* **EXERCISE TASK**: Working from the top of the listing below, retype each line through the line containing "Periods Relative to", both included, with no pictures.

◇ ◇ ◇ ◇ ◇ ◇ ◇

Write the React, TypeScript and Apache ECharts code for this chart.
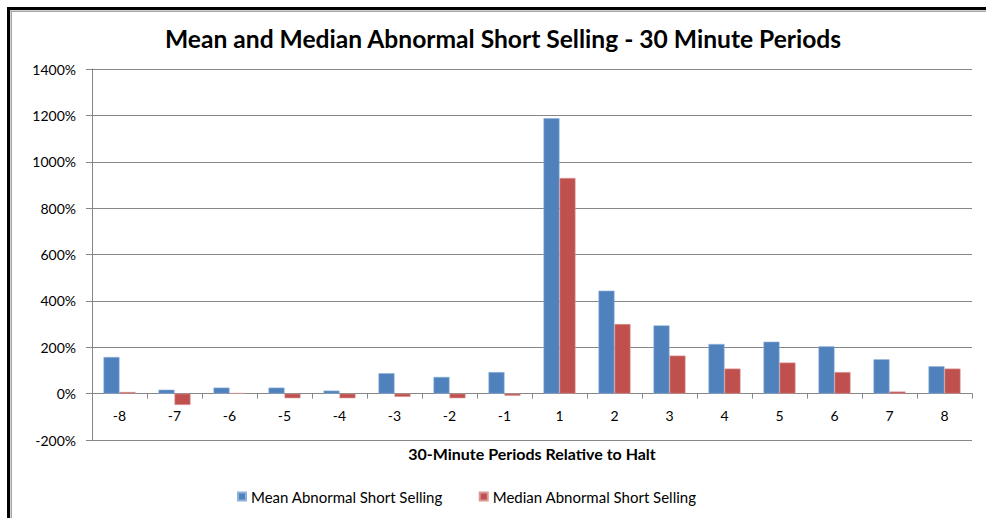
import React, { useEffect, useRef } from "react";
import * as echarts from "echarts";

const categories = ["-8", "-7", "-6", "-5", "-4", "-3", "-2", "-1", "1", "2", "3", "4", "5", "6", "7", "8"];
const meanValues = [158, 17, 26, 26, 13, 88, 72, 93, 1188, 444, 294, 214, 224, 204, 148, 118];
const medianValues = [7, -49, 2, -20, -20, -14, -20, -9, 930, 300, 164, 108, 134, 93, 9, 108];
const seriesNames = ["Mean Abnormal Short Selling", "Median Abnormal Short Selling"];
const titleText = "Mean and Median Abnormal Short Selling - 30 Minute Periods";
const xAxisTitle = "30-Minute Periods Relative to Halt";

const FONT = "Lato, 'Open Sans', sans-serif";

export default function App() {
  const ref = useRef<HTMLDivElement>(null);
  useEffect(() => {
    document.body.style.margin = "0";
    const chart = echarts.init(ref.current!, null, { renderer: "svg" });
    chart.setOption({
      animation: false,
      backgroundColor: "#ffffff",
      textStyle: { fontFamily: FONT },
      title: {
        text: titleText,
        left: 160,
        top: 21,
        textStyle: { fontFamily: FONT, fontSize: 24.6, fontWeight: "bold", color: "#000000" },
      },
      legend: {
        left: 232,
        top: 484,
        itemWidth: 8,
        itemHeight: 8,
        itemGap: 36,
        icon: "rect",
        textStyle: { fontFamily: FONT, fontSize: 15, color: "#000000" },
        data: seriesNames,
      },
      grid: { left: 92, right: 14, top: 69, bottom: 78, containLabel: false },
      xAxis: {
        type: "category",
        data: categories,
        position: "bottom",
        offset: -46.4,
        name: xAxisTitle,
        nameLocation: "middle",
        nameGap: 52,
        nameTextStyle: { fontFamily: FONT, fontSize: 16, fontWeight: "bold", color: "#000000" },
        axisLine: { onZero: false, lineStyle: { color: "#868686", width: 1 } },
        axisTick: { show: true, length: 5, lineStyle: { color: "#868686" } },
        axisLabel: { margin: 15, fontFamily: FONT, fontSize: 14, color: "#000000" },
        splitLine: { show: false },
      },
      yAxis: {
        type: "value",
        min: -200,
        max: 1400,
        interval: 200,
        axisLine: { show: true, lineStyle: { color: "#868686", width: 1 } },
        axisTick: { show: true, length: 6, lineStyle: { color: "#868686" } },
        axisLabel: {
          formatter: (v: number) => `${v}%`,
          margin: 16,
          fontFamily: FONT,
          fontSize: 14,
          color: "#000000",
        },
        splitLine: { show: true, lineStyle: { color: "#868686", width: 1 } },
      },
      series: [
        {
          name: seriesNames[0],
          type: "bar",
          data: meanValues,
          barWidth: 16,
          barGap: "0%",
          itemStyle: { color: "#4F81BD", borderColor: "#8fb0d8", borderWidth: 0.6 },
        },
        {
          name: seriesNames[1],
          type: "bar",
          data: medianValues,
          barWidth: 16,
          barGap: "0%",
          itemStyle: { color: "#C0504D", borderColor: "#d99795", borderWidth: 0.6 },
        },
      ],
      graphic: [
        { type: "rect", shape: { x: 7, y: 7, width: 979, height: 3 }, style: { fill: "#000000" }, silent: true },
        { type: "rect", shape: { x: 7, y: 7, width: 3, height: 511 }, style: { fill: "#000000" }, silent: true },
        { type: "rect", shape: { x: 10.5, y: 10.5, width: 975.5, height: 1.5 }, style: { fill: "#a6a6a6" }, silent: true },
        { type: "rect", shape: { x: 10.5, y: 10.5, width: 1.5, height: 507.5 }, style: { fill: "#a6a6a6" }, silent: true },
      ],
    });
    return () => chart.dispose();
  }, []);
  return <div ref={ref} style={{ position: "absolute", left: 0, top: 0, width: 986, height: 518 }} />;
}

◇ ◇ ◇ ◇ ◇ ◇ ◇

* **SOLUTION TO THE PROBLEM**:
Write the React, TypeScript and Apache ECharts code for this chart.
import React, { useEffect, useRef } from "react";
import * as echarts from "echarts";

const categories = ["-8", "-7", "-6", "-5", "-4", "-3", "-2", "-1", "1", "2", "3", "4", "5", "6", "7", "8"];
const meanValues = [158, 17, 26, 26, 13, 88, 72, 93, 1188, 444, 294, 214, 224, 204, 148, 118];
const medianValues = [7, -49, 2, -20, -20, -14, -20, -9, 930, 300, 164, 108, 134, 93, 9, 108];
const seriesNames = ["Mean Abnormal Short Selling", "Median Abnormal Short Selling"];
const titleText = "Mean and Median Abnormal Short Selling - 30 Minute Periods";
const xAxisTitle = "30-Minute Periods Relative to Halt";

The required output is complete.